Gambling is illegal in mainland China. Photo / 123RF
Gambling is illegal in mainland China. Photo / 123RF


The drama in Macau reached a peak in the late 1990s, before authorities cracked down on the triads and busted infamous bosses like "Broken Tooth" on racketeering charges.

But the report said the syndicates simply shifted how they played the game, with triads operating with more subtlety, using VIP room staff and setting up junkets between Hong Kong, China, and Macau and ghost companies to protect gang leaders.

Australian entertainment groups saw Macau's decline as a golden opportunity.

The "junket industry" tempts China's super-rich to billion-dollar casinos by providing credit lines, private jets, luxury accommodation, and extravagant lunches. But many of its operators are linked to money-laundering and violence, opening Australia up to this seedy world.

With so many VIPs gambling on credit, and no legal ways to recover a gambling debt in China, money collecting is an important job for casino staff. This can see junket operators turning to organised crime and violence to get their cash.

It's thought Crown may have been targeted as part of "Operation Chain Break", aimed at stopping the illicit flow of funds into foreign casinos.

"There are plenty of tensions in bilateral relations from the top level down," said Ms Golley. "We don't know how much is tit-for-tat. There is huge bureaucracy and if there is a new line of cheating things they could have a hard time getting people out. China's rule of law is far from perfect."


The $500 million loss for Packer may also spell disaster for his ambitious new $2 billion six-star hotel and casino complex under construction in Barangaroo, on Sydney Harbour. The new luxury complex is aimed squarely at ultra-wealthy customers from the lucrative Chinese market, as are several other mega-casinos being built around Australia.

But Ms Golley said it was "hardly the most productive way to bring money in."

She warned that courting wealthy Chinese could also bring problems for Australia. "There's obviously been quite a lot of pessimism about the impact of Chinese businessmen," she said. "When they are connected to parties and the state appartus in ways we don't fully understand, there's a growing concern they may have influence beyond dollars, in the context of the Communist Party tightening up its own mechanisms."

News of the arrests saw Packer's shares in the gambling empire yesterday take a 14 per cent hit, while The Star Entertainment Group's stocks plummeted by five per cent and Sands Macau and Galaxy Entertainment were down more than three per cent.

Last year, 14 Korean casino executives in Beijing and Shanghai were detained after it is thought an indebted high-roller complained to the authorities. Dow Jones reported the Crown staff arrests could be related to a $15 million payment by a Chinese gambler earlier this year.
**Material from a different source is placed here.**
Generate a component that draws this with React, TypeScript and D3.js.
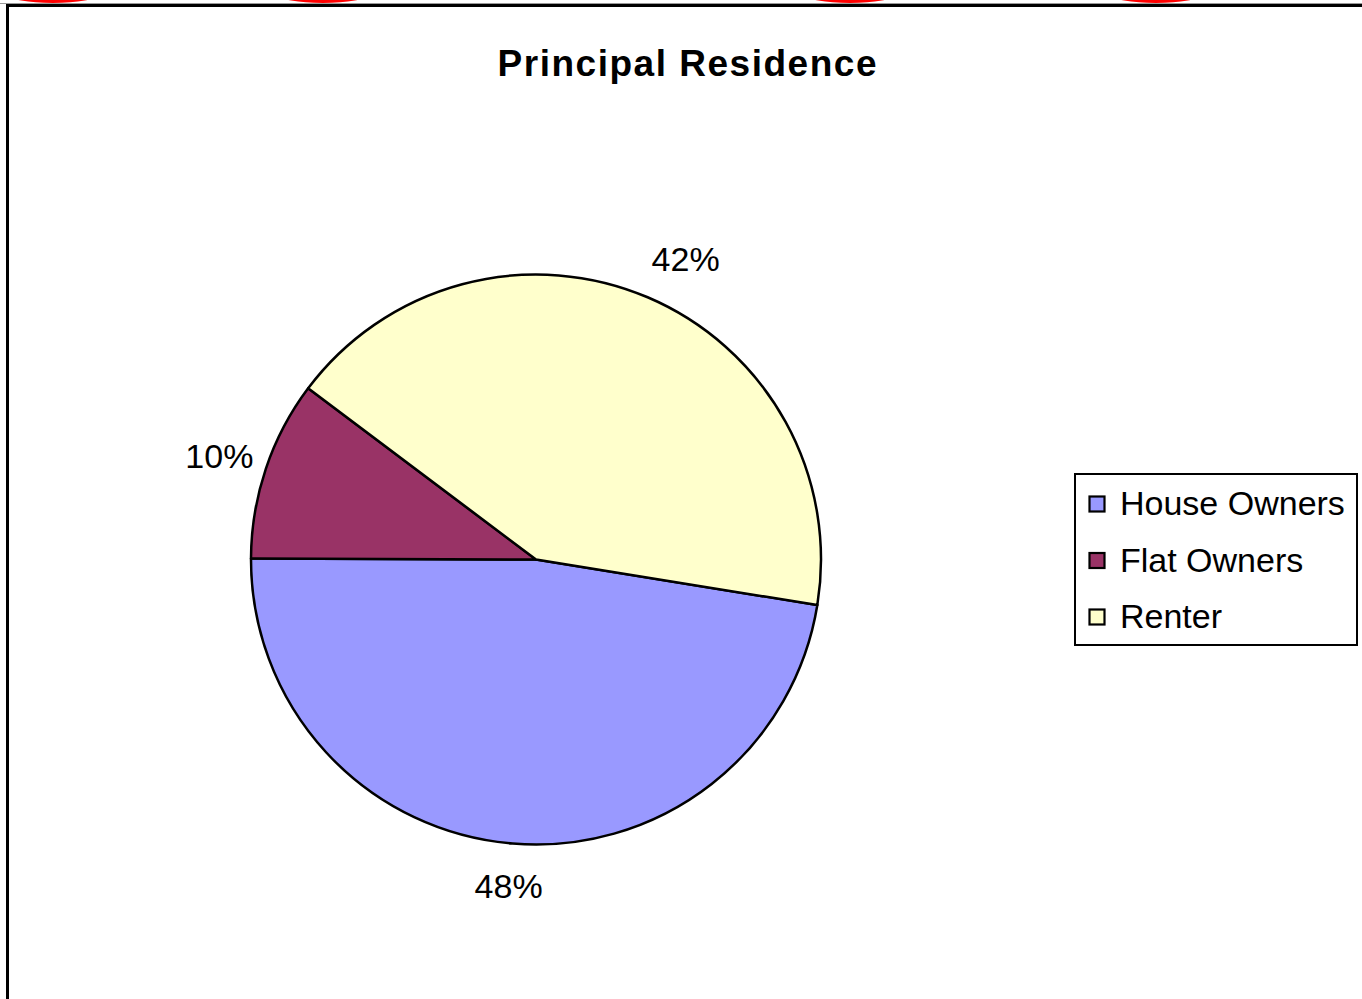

Chinese state media described Australia as a "haven for escaping sin" and it is one of the top three destinations for the country's financial criminals, according to Neil Thomas Morrison Scholar at the Australian Centre on China in the World.

Australia glimpsed the gambling industry's dark side when suspected underworld crime figure Peter Tan Hoang shot dead in Sydney in September 2014.

The Crown board was updated on Monday night by the Department of Foreign Affairs and Trade, with consular officials in Shanghai making arrangements to visit the Australians to offer assistance.